F.S : C’était pendant ces trois mois entre l’École Pierre et l'incubateur Mauve, c'était très difficile pour moi d'être seule. Je viens d'une famille nombreuse, j'ai l'habitude d'être toujours avec du monde et là, je passais mes journées seule chez moi pour travailler la musique. Je manquais d'un cadre clair donc j'avais pas mal de moments de découragement. Le problème avec un métier où on ne va pas au travail tous les matins, c'est qu'on peut remettre en question ce qu'on va faire dans la journée donc parfois c'est difficile de se lever. J’ai composé « Comme Un Enfant » dans ce moment où j'avais du mal à apprécier ce métier. Mais la présence du Seigneur était quand même là et même si je n’allais pas bien, je prenais des temps de prière, j'étais pas loin de Dieu. Je pleurais souvent parce que je lâchais tout devant le Seigneur et cette chanson parle vraiment de la prière, de ce moment d'intimité où on peut recevoir comme un câlin de Dieu, où on peut être consolés par le Seigneur.
RCF Lyon : Le 4e titre de cet EP, « Privilège » revient sur la grâce d'être près de Dieu ?
F.S : Oui, j'avais envie de proposer un titre plus dynamique. Naturellement, j’écris des chants assez calmes et j'avais envie de montrer ce côté plus joyeux que j'ai beaucoup au quotidien. J'aime tout ce qui est très coloré donc cette chanson c'est aussi dire l’énorme joie que c’est de suivre le Seigneur, de Le connaître et d'avoir son bonheur tous les jours.
RCF Lyon : Finalement la vie d'artiste est une forme de vie consacrée à Dieu ?
F.S : Oui parce que ça n'a pas de sens sans la présence de Dieu. Je n'aurais pas fait de musique si ce n'était pas pour Dieu parce que c'est difficile et que j'ai d'autres passions. Vraiment, je le vois comme une vocation. Ce n’est pas de l'évangélisation mais c’est pour exhorter les chrétiens à aller plus loin dans leur relation avec le Seigneur.
RCF Lyon : Vous êtes très touchée par les divisions dans l'église. La musique peut devenir un pont entre les différentes sensibilités ?
F.S : La musique est un très bon moyen de réconcilier les gens. L'unité entre les différentes confessions chrétiennes se fait beaucoup à travers des événements de louanges mais cette même louange peut diviser à l'intérieur de l'Église catholique parce que certains sont plus sensibles à des musiques traditionnelles avec du chant grégorien, de l’orgue. Par exemple, des prêtres refusent la batterie dans leur église donc n’accueillent pas de concert de louange. J'ai voulu proposer une louange un peu moins polémique, avec des instruments et une voix douce pour plaire à des personnes qui aiment moins les musiques plus pop. J'ai eu un beau témoignage sur les réseaux sociaux d'une jeune fille qui n’aimait pas du tout la louange mais mon album l’a aidé à prier alors qu’elle n’écoute que du chant grégorien.

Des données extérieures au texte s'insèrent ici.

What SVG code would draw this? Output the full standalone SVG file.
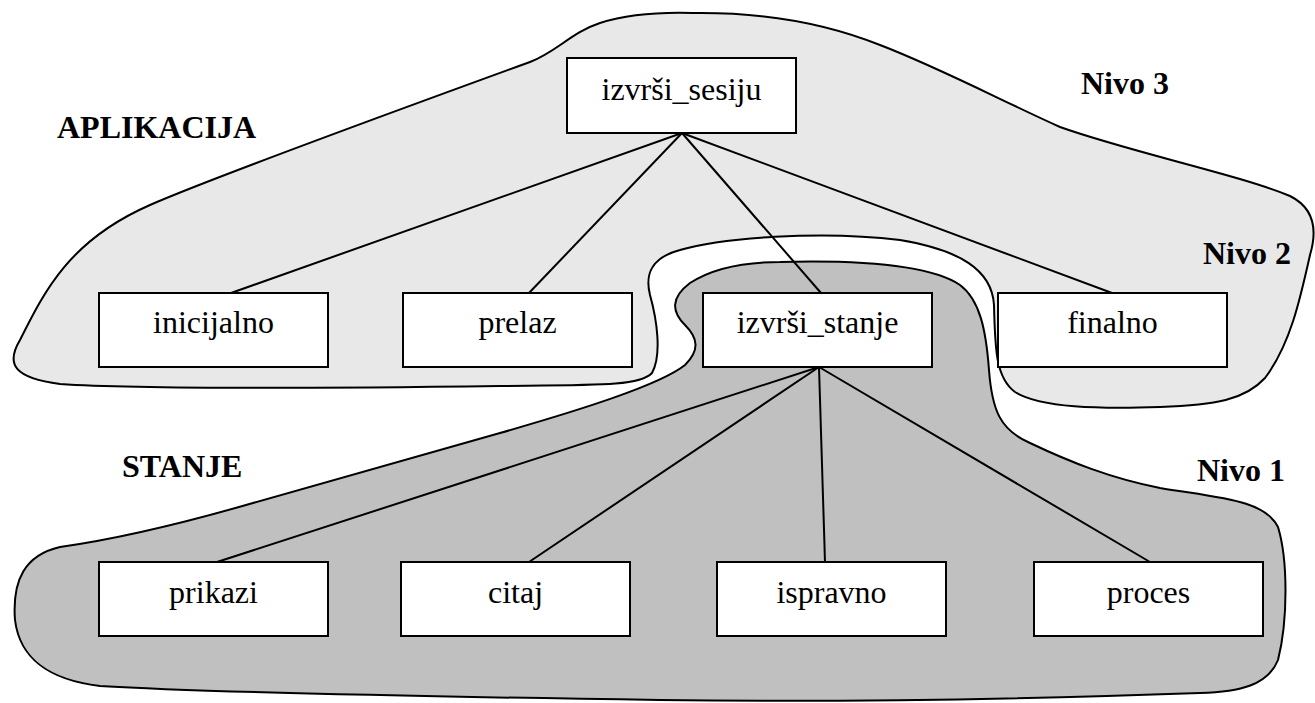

RCF Lyon : Les Guetteurs, Hopen, Glorious… Malgré tout, les boys band de la pop louange ont encore de beaux jours devant eux ?
F.S : C’est vrai que, surtout dans la louange catholique, c'est beaucoup de groupes type boys band. Ça commence avec Glorious puis Hopen, Be Witness, Praise, Les Guetteurs aussi, même si c'est un autre style. Et je pense qu’on commence à avoir des artistes plus féminines avec Pauline Bétuel, Alizée qui est évangélique, et j'ai aussi envie de porter une voix plus féminine. On peut proposer un autre style, quelque chose de plus indé, poétique, acoustique.